Monday, April 15, 2013

The Idler, Tuesday, April 16, 2013

Riding, driving furiously

 

PEDAL rickshaws – known as pedicabs - have become a feature of London's streets. The canopied three-wheelers have also begun to irritate other road-users with their unorthodox and erratic behaviour.

 

Now the police have started prosecuting them for "riding furiously", an offence in terms of a 174-year-old law.

 

The Metropolitan Police Act of 1839 outlaws "riding or driving furiously such as to endanger the life or limb of any person."

 

A total 101 rickshaws have been impounded and 53 drivers have been fined £80 (R1 120) each.

 

Reader Mike Rochfort, of Morningside, brings this to our attention and wants to know whether "riding or driving furiously" such as to endanger life or limb does not exactly describe the conduct of our own minibus taxis?

 

He also recalls that we were once a British colony – "the Last Outpost of the British Empire." Did that law of 1839 then not apply to us as well? Has it ever been repealed?

 

It's quite a thought. Let's throw the book at them. Let's get them under the laws against highwaymen as well while we're about it. Get the Peelers moving!

 

 

 

Secret weapon

 

ROB NICOLAI, Howick's, astrophysicist, quantum mechanic and towering intellect, has turned military tactician. He says that if we want to defeat the rebels in the Central African Republic, all we need do is parachute in JZ's well-fed businessman nephew, Khulubuse.

 

"Let him consume the rebels' food rations. If they are not properly nourished they will lose all fighting spirit."

 

Indeed. As Napoleon remarked, an army marches on its stomach. Khulubuse clearly has a lot of marching in him.
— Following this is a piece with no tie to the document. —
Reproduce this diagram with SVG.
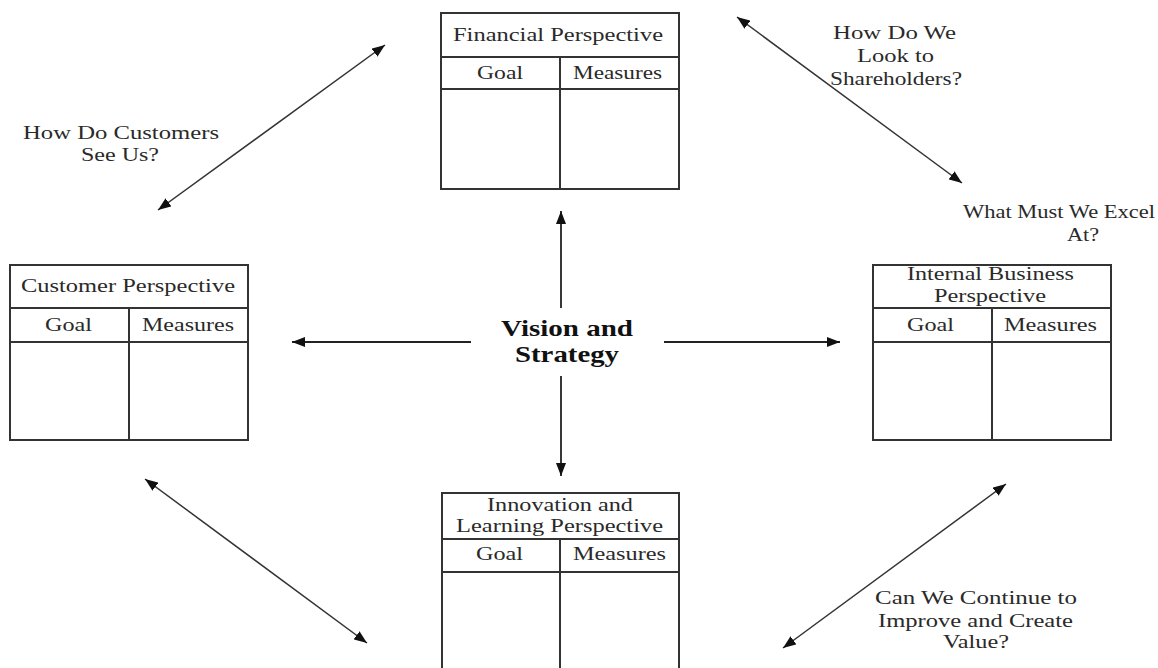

This idea has the elegance of simplicity.

 

 

 

Mynahs

 

A READER who calls herself Granny Joan compares my persecution by monkeys with the disdain with which she is treated by a pair of mynah birds.

 

She lives in a garden flat where a large flock squawk and carry on every morning, then fly away – all except the pair who stay behind, march in through the open door, strut past her as she sits in her chair, and the dog, Hurley, as he sleeps on the bed, then make for the kitchen where they have a whale of a time chucking the dog pellets about.

 

She's called them Mutt and Jeff. She wonders why this particular pair should have adopted her. He finds them amusing but very badly behaved.

 

Yes mynahs are instinctive hooligans, I'm afraid. Often you will see a whole flock of them fighting, rolling around on the lawn, feathers flying. Very noisy too.

 

But , Granny Joan, when you get adopted by mynahs you have no say in it, no more than when you get adopted by monkeys.

 

 

My barber

 

AN ANONYMOUS reader sends in a collection of short bits headed: "My barber says …" Here goes:

 

The previous Prince of Wales (that would have been Edward, in the 1930s) went dancing in the Western Cape. The girls spoke with strong bgeis. (the Malmesbugy bgei, a guttural pronunciation of the letter "r").

 

He said: "I'm fascinated by the way you roll your "r"s.

 

She said: "It's my high heels, Your Highness, that does it."

 

Gift guitar

 

CALAMITY to Cloud Nine … DHS pupil and budding musician Rorke Kemp had his heart set on the music festival at Splashy Fen. But then thieves broke into his parents' home one evening and stole all three of his guitars.

 

He borrowed a guitar and started busking to raise money for a new one. At a gig at Alliance Francaise, he played Sugar Man and so wowed the audience they collected R600 for him and a man actually gave him an electric guitar he didn't use any more.

 

At Splashy Fen, Rorke entered the Open Mike competition and won musical equipment worth R10 000.

 

Says Rorke's Dad, Derek: "We don't even know who this man is who gave him the guitar. It would be nice to be able to thank him and let him know how much joy he provided my son."


Tailpiece

JULIUS Caesar is addressing the crowd in the Colisseum in Rome: "I have returned from my campaign in France, where I killed 50 000 Gauls."

The crowd rise to their feet cheering.

Brutus: " He lies! He killed only 25 000!"

Caesar: "Yes, but away Gauls count double in Europe."

 

Last word

The secret of staying young is to live honestly, eat slowly, and lie about your age.